Era digital memungkinkan pencitraan dengan resolusi tinggi dari mulai still image sampai dengan gambar bergerak (sinema) bahkan pencitraan tiga dimensi (3D). Banyak hal yang dahulu dianggap tidak mungkin kini menjadi mungkin. Sekarang ini orang dengan mudah mengakses internet untuk melihat gambar foto bintang film Brooke Shields telanjang tanpa busana. Gambar begitu tajam dan sempurna, sehingga tidak perlu lagi rasanya untuk membeli majalah Playboy atau majalah dewasa lainnya.

Ditengah hiruk-pikuknya perkembangan teknologi digital tersebut, terdapat lima perkembangan penting citraan elektronik yaitu, foto digital, spesial efek gambar bergerak (animasi), game, virtual reality, dan internet, yang mana realitas visual telah dilampaui dengan manipulasi dari pencitraan visual, sehingga seolah manusia melangkah dari dunia nyata menuju dunia fantasi, dunia maya yang tampak nyata.
Hiper-realitas merupakan kondisi di mana keadaan seakan telah melampaui realitas, suatu keadaan dimana fantasi/mimpi-mimpi berusaha untuk diwujudkan/ direpresentasikan sehingga batas antara keduanya nyaris tiada.

Dalam hal ini pencitraan yang direalisasikan melalui berbagai media semakin mantap medukung eksistensi dunia maya. Teknologi digital terus berkembang sampai pada tingkat kesempurnaan, sehingga pada akhirnya virtual reality dapat terwujud, membawa fantasi manusia menembus batas, menciptakan ruang-ruang 3D berikut obyek- obyek yang terkait didalamnya.
Permasalahannya tidak menjadi rumit apabila hanya sekedar perkembangan teknologi, tapi pada kenyataannya, kita dihadapkan pada realita bahwa perkembangan teknologi ini membawa dampak negatif pula.
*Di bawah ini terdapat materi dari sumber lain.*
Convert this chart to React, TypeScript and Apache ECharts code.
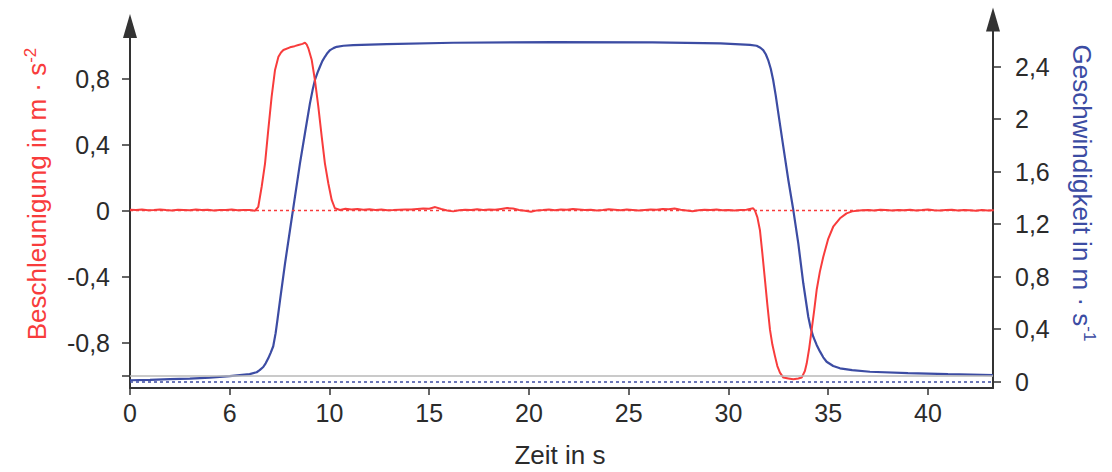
import React, { useEffect, useRef } from 'react';
import * as echarts from 'echarts';

// ---------- axis ranges & ticks ----------
const X_MIN = 0;
const X_MAX = 43.26;
const xTicks = [0, 5, 10, 15, 20, 25, 30, 35, 40];
const xTickLabels = ['0', '6', '10', '15', '20', '25', '30', '35', '40'];

const ACC_MIN = -1.073;
const ACC_MAX = 1.118;
const accTicks = [-1.0, -0.8, -0.4, 0, 0.4, 0.8];
const accLabels = [-0.8, -0.4, 0, 0.4, 0.8];

const VEL_MIN = -0.048;
const VEL_MAX = 2.76;
const velTicks = [0, 0.4, 0.8, 1.2, 1.6, 2, 2.4];

// ---------- acceleration (red) ----------
const SAMPLE_STEP = 0.3;
const accBase1Start = 0;
const accBase1 = [0.006, 0.004, 0.007, 0.003, 0.005, 0.008, 0.004, 0.002, 0.006, 0.005, 0.003,
  0.007, 0.004, 0.006, 0.002, 0.005, 0.004, 0.007, 0.003, 0.005, 0.004];
const accPulse1: [number, number][] = [
  [6.27, 0.0], [6.43, 0.024], [6.6, 0.145], [6.77, 0.287], [6.93, 0.488], [7.1, 0.69],
  [7.27, 0.852], [7.44, 0.932], [7.57, 0.958], [7.69, 0.973], [8.02, 0.989], [8.25, 0.996], [8.44, 1.003],
  [8.65, 1.01], [8.77, 1.017], [8.86, 1.005], [8.94, 0.983], [9.11, 0.912], [9.27, 0.791], [9.44, 0.63],
  [9.61, 0.448], [9.77, 0.287], [9.94, 0.166], [10.11, 0.065], [10.27, 0.015], [10.53, 0.004],
];
const accBase2Start = 10.8;
const accBase2 = [0.012, 0.008, 0.010, 0.006, 0.009, 0.005, 0.007, 0.003, 0.004, 0.006,
  0.008, 0.007, 0.011, 0.013, 0.012, 0.022, 0.010, 0.001, -0.004, 0.003,
  0.006, 0.004, 0.009, 0.005, 0.008, 0.006, 0.011, 0.016, 0.013, 0.004,
  0.000, -0.006, 0.002, 0.004, 0.007, 0.003, 0.008, 0.006, 0.010, 0.007,
  0.004, 0.006, 0.002, 0.005, 0.009, 0.006, 0.003, 0.007, 0.004, 0.001,
  0.005, 0.008, 0.006, 0.011, 0.009, 0.013, 0.006, 0.002, -0.003, 0.003,
  0.006, 0.004, 0.007, 0.003, 0.005, 0.002, 0.004, 0.006];
const accPulse2: [number, number][] = [
  [31.24, 0.015], [31.33, 0.0], [31.45, -0.04], [31.58, -0.12], [31.7, -0.26], [31.83, -0.42],
  [31.95, -0.57], [32.08, -0.72], [32.2, -0.81], [32.33, -0.88], [32.45, -0.94], [32.58, -0.98],
  [32.75, -1.01], [33.0, -1.015], [33.25, -1.02], [33.5, -1.015], [33.67, -1.01], [33.83, -0.97],
  [33.92, -0.925], [34.05, -0.83], [34.17, -0.72], [34.3, -0.6], [34.42, -0.48], [34.58, -0.37],
  [34.75, -0.28], [35.0, -0.17], [35.25, -0.097], [35.59, -0.046], [35.92, -0.016], [36.2, -0.004],
  [36.43, 0.0],
];
const accBase3Start = 36.7;
const accBase3 = [0.003, 0.005, 0.002, 0.006, 0.004, 0.001, 0.005, 0.003, 0.006, 0.002, 0.004,
  0.007, 0.003, 0.001, 0.004, 0.006, 0.002, 0.005, 0.003, 0.000, 0.004, 0.002, 0.003];

// ---------- velocity (blue) ----------
const velocity: [number, number][] = [
  [0, 0.011], [1, 0.014], [2, 0.019], [3, 0.024], [4, 0.031], [5, 0.042], [5.5, 0.05],
  [6.0, 0.058], [6.35, 0.072], [6.5, 0.088], [6.68, 0.112], [6.8, 0.14], [6.93, 0.178],
  [7.05, 0.22], [7.18, 0.27], [7.3, 0.37], [7.4, 0.48], [7.52, 0.62], [7.77, 0.9],
  [8.02, 1.156], [8.27, 1.41], [8.52, 1.664], [8.77, 1.893], [9.02, 2.121], [9.15, 2.22],
  [9.27, 2.299], [9.4, 2.355], [9.52, 2.4], [9.64, 2.443], [9.77, 2.476], [9.9, 2.505],
  [10.03, 2.527], [10.2, 2.542], [10.36, 2.552], [10.7, 2.56], [11.19, 2.565], [12.87, 2.572],
  [16.2, 2.583], [21.2, 2.588], [26.2, 2.586], [29.6, 2.578], [31.08, 2.566], [31.41, 2.56],
  [31.6, 2.545], [31.74, 2.527], [31.87, 2.495], [31.99, 2.451], [32.12, 2.385], [32.24, 2.299],
  [32.37, 2.18], [32.5, 2.045], [32.75, 1.79], [33.0, 1.537], [33.25, 1.308], [33.5, 1.054],
  [33.75, 0.75], [34.0, 0.495], [34.12, 0.41], [34.25, 0.343], [34.42, 0.28], [34.59, 0.229],
  [34.75, 0.186], [34.92, 0.152], [35.25, 0.12], [35.59, 0.102], [36.2, 0.088], [37.09, 0.076],
  [39, 0.066], [41, 0.058], [43.26, 0.05],
];

const withTimes = (start: number, vals: number[]): [number, number][] =>
  vals.map((v, i) => [Math.round((start + i * SAMPLE_STEP) * 100) / 100, v]);

const acceleration: [number, number][] = [
  ...withTimes(accBase1Start, accBase1),
  ...accPulse1,
  ...withTimes(accBase2Start, accBase2),
  ...accPulse2,
  ...withTimes(accBase3Start, accBase3),
];

const FONT = '"Liberation Sans", Arial, Helvetica, sans-serif';
const AXIS = '#333333';
const TXT = '#2b2b2b';
const RED = '#f83c3c';
const BLUE = '#3c4ca3';

const commaFmt = (v: number) =>
  Math.abs(v) < 1e-9 ? '0' : (Math.round(v * 10) / 10).toString().replace('.', ',');

export default function App() {
  const ref = useRef<HTMLDivElement>(null);

  useEffect(() => {
    if (!ref.current) return;
    const chart = echarts.init(ref.current, undefined, { renderer: 'svg' });
    const axisLineY = {
      show: true,
      onZero: false,
      symbol: ['none', 'triangle'],
      symbolSize: [14, 24],
      lineStyle: { color: AXIS, width: 2 },
    };
    const option: any = {
      animation: false,
      textStyle: { fontFamily: FONT },
      grid: [
        { left: 130, right: 119, top: 26, bottom: 84, containLabel: false, outerBoundsMode: 'none' },
        { left: 130, right: 119, top: 19.5, bottom: 84, containLabel: false, outerBoundsMode: 'none' },
      ],
      xAxis: [
        {
          type: 'value', gridIndex: 0, min: X_MIN, max: X_MAX,
          axisLine: { show: true, onZero: false, lineStyle: { color: AXIS, width: 2 } },
          axisTick: { show: true, length: 7, customValues: xTicks, lineStyle: { color: AXIS, width: 1.5 } },
          axisLabel: {
            customValues: xTicks,
            formatter: (v: number) => {
              const i = xTicks.findIndex((t) => Math.abs(t - v) < 1e-6);
              return i >= 0 ? xTickLabels[i] : '';
            },
            fontSize: 25, color: TXT, margin: 12, fontFamily: FONT,
          },
          splitLine: { show: false },
        },
        { type: 'value', gridIndex: 1, min: X_MIN, max: X_MAX, show: false, splitLine: { show: false } },
      ],
      yAxis: [
        {
          type: 'value', gridIndex: 0, position: 'left', min: ACC_MIN, max: ACC_MAX,
          axisLine: axisLineY,
          axisTick: { show: true, length: 8, customValues: accTicks, lineStyle: { color: AXIS, width: 1.5 } },
          axisLabel: { customValues: accLabels, formatter: commaFmt, fontSize: 25, color: TXT, margin: 20, fontFamily: FONT, padding: [5, 0, 0, 0] },
          splitLine: { show: false },
        },
        {
          type: 'value', gridIndex: 1, position: 'right', min: VEL_MIN, max: VEL_MAX,
          axisLine: axisLineY,
          axisTick: { show: true, length: 8, customValues: velTicks, lineStyle: { color: AXIS, width: 1.5 } },
          axisLabel: { customValues: velTicks, formatter: commaFmt, fontSize: 25, color: TXT, margin: 22, fontFamily: FONT },
          splitLine: { show: false },
        },
      ],
      series: [
        {
          type: 'line', name: 'Geschwindigkeit', xAxisIndex: 1, yAxisIndex: 1,
          data: velocity, showSymbol: false, smooth: false,
          lineStyle: { color: BLUE, width: 2.2 }, z: 3,
          markLine: {
            silent: true, symbol: ['none', 'none'], label: { show: false },
            data: [{ yAxis: 0, lineStyle: { type: [3, 3], color: BLUE, width: 1.6 } }],
          },
        },
        {
          type: 'line', name: 'Beschleunigung', xAxisIndex: 0, yAxisIndex: 0,
          data: acceleration, showSymbol: false, smooth: false,
          lineStyle: { color: RED, width: 2 }, z: 4,
          markLine: {
            silent: true, symbol: ['none', 'none'], label: { show: false },
            data: [
              { yAxis: 0, lineStyle: { type: [3, 3], color: RED, width: 1.3 } },
              { yAxis: -1.0, lineStyle: { type: 'solid', color: '#b9b9b9', width: 1.5 } },
            ],
          },
        },
      ],
      graphic: [
        {
          type: 'text', x: 37, y: 194, rotation: Math.PI / 2,
          style: {
            text: '{m|Beschleunigung in m · s}{s|-2}',
            align: 'center', verticalAlign: 'middle',
            rich: {
              m: { fill: RED, fontSize: 26, fontFamily: FONT, lineHeight: 31 },
              s: { fill: RED, fontSize: 17, fontFamily: FONT, lineHeight: 17, verticalAlign: 'top' },
            },
          },
        },
        {
          type: 'text', x: 1082, y: 193, rotation: -Math.PI / 2,
          style: {
            text: '{m|Geschwindigkeit in m · s}{s|-1}',
            align: 'center', verticalAlign: 'middle',
            rich: {
              m: { fill: BLUE, fontSize: 26, fontFamily: FONT, lineHeight: 31 },
              s: { fill: BLUE, fontSize: 17, fontFamily: FONT, lineHeight: 17, verticalAlign: 'top' },
            },
          },
        },
        {
          type: 'text', x: 560, y: 455,
          style: {
            text: 'Zeit in s', fill: TXT, fontSize: 26, fontFamily: FONT,
            align: 'center', verticalAlign: 'middle',
          },
        },
      ],
    };
    chart.setOption(option);
    return () => chart.dispose();
  }, []);

  return (
    <div
      ref={ref}
      style={{ position: 'absolute', left: 0, top: 0, width: 1112, height: 472, background: '#fff' }}
    />
  );
}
Pada saat teknologi memuaskan hasrat/nafsu manusia, memberikan pesona ekstasi, maka nilai-nilai moral seakan rontok satu per satu.

Kejahatan, Kriminal, Pornografi, muncul dengan bebas dan dengan format baru.
Pola sosial dan individu ini kemudian menjadi bahan pemikiran dalam konteks perilaku lingkungan. Seberapa besar kesadaran orang akan permasalahan dan keadaan sekarang? Apakah memang ternyata manusia semakin larut dalam ekstasi hidup dan siap-siap menghadapi kehancuran moral. Setidaknya manusia mempunyai kesadaran dalam hal ini, dan dapat memandang dari sisi luar, sehingga dapat berjalan pada jalan yang jelas, bukan jalan gamang dan tak menentu.